[Records from a dataset]
--- begin ---
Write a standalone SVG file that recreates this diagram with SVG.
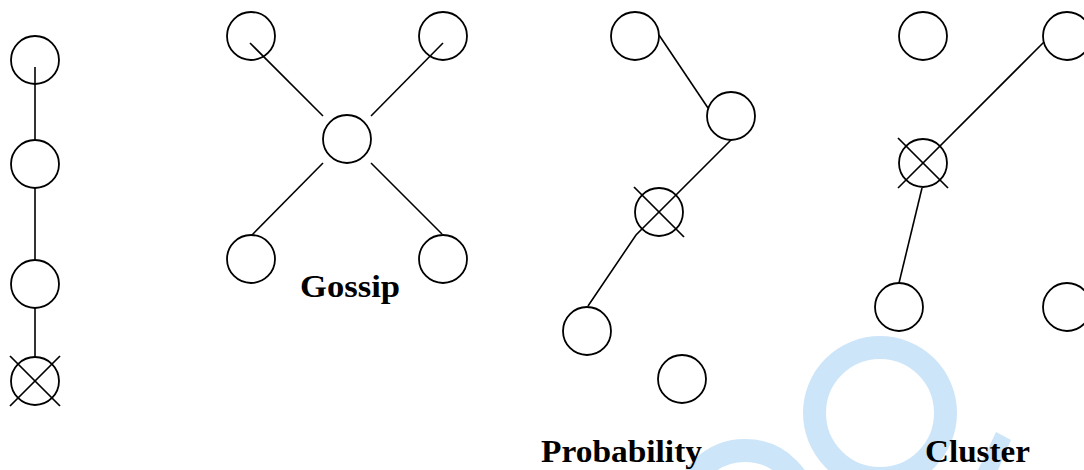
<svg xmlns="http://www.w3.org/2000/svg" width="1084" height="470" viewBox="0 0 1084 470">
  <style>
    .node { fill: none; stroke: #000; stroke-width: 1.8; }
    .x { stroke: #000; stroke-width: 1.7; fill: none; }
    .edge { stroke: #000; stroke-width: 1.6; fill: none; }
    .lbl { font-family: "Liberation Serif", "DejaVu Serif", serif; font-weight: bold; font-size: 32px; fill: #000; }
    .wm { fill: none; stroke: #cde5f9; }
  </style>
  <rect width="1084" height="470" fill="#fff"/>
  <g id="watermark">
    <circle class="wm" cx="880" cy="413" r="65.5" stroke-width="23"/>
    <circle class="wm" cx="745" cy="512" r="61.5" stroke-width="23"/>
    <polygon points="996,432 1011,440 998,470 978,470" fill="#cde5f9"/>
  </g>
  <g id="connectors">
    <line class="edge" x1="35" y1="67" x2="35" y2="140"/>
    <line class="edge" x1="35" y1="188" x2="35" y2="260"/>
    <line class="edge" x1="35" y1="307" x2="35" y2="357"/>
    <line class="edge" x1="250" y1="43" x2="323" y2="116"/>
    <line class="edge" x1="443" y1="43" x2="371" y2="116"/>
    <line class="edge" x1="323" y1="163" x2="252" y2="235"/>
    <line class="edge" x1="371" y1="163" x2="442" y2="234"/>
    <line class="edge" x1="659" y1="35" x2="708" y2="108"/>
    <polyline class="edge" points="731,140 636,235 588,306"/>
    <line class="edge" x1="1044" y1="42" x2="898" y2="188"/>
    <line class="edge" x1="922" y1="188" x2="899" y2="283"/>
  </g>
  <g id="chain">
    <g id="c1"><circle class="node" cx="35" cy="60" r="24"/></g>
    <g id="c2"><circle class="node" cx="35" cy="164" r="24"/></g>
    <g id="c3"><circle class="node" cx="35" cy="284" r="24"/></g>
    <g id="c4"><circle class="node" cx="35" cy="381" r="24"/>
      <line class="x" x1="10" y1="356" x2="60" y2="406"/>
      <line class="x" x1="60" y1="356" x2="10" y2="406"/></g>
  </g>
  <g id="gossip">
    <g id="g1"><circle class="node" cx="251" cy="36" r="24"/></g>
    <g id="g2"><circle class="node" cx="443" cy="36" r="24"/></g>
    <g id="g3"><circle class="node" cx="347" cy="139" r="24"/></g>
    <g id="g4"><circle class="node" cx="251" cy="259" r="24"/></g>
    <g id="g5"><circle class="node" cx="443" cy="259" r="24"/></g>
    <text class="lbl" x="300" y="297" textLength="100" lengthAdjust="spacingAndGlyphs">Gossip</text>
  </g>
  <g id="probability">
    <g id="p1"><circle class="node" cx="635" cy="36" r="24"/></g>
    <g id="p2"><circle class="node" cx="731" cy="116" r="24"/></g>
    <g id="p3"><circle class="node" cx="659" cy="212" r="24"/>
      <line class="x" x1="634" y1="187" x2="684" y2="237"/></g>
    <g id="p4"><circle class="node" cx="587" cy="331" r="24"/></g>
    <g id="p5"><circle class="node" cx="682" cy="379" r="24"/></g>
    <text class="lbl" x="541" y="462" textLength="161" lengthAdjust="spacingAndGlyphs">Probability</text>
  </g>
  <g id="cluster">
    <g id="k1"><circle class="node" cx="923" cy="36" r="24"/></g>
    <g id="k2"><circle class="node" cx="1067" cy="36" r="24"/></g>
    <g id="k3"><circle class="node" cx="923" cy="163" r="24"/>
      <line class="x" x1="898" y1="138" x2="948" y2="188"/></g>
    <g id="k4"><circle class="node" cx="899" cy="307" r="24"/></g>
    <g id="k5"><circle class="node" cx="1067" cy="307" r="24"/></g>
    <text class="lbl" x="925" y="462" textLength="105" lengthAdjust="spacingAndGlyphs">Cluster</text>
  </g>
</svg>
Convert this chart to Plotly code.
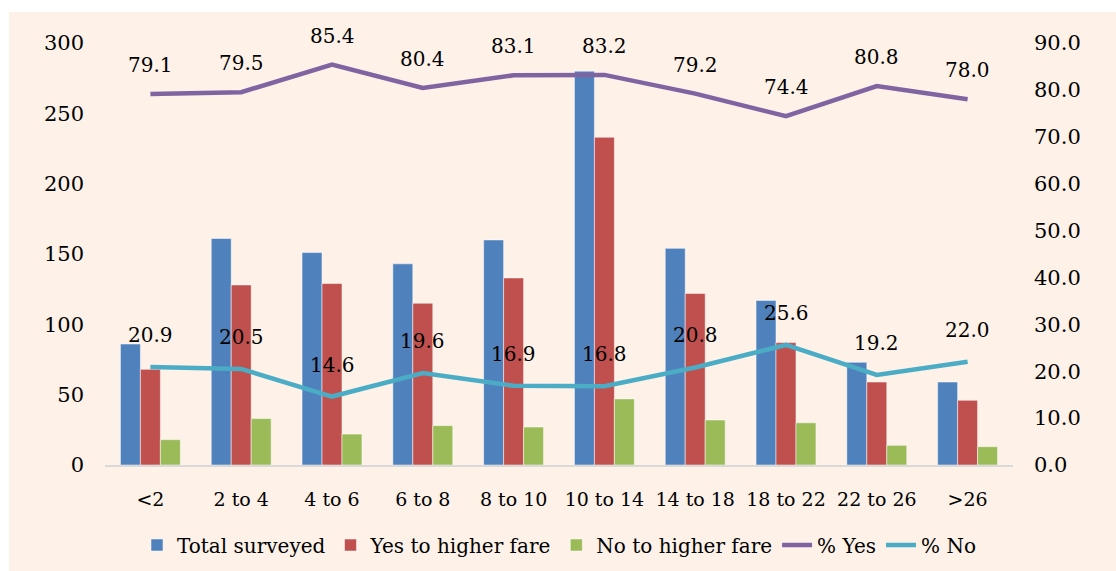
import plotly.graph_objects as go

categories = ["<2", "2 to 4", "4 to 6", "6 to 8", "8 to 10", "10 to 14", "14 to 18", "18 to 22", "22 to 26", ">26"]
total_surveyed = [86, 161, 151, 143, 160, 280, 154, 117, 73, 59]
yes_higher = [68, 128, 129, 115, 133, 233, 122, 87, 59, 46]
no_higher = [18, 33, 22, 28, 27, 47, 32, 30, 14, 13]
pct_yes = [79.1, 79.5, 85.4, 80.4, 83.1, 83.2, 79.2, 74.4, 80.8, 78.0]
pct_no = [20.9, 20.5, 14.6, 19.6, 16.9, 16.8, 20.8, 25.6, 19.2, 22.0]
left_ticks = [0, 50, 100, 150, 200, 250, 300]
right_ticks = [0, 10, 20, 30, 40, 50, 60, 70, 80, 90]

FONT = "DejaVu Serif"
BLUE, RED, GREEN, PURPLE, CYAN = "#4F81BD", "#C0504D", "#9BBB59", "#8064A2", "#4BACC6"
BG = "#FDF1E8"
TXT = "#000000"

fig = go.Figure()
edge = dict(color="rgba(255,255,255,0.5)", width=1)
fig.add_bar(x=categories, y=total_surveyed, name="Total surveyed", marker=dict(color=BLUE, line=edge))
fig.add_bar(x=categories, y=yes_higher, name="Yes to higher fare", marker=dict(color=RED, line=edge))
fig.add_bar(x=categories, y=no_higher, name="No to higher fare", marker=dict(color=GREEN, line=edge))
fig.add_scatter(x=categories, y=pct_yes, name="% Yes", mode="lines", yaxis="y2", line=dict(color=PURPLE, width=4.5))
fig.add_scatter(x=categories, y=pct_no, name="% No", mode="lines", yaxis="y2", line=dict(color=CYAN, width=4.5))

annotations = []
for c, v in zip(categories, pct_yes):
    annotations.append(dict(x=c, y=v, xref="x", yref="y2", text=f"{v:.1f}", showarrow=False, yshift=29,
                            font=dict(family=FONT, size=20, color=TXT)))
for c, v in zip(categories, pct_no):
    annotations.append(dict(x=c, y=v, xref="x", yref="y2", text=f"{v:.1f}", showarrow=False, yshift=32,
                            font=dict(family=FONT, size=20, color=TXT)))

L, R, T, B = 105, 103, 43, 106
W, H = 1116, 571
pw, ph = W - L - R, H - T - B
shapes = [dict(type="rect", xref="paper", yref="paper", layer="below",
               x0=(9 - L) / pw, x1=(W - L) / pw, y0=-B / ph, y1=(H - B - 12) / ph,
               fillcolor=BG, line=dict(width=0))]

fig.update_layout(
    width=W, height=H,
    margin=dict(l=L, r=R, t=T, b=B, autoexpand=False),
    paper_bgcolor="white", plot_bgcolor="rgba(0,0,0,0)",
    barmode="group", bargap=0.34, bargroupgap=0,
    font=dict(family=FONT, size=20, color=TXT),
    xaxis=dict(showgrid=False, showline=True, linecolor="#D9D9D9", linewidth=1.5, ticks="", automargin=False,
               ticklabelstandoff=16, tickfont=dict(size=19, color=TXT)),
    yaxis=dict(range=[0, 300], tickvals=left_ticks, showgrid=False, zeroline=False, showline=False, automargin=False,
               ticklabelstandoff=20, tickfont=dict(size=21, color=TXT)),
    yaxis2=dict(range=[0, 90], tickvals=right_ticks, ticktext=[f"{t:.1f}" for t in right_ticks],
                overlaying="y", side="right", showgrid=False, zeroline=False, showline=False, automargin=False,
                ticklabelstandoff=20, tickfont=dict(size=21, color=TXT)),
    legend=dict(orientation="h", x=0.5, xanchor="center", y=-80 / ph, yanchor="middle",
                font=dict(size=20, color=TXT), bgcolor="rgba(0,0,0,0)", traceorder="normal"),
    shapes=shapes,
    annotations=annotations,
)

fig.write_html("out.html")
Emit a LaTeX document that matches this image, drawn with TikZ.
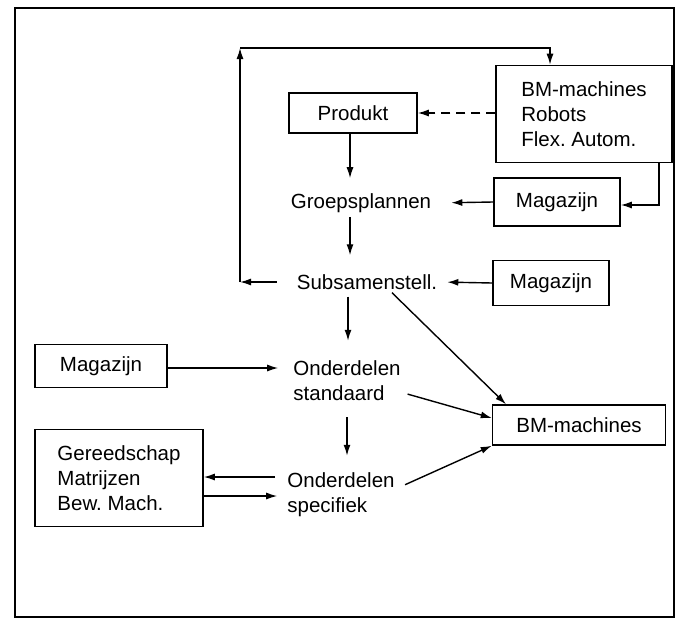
--- end ---
**PROBLEM TO SOLVE:** Retype exactly the lines from the one with "Convert this chart to Plotly code." through the one with "import plotly.graph_objects as go", both included, and nothing else; leave out the pictures.

**TASK SOLUTION:**
Convert this chart to Plotly code.
import plotly.graph_objects as go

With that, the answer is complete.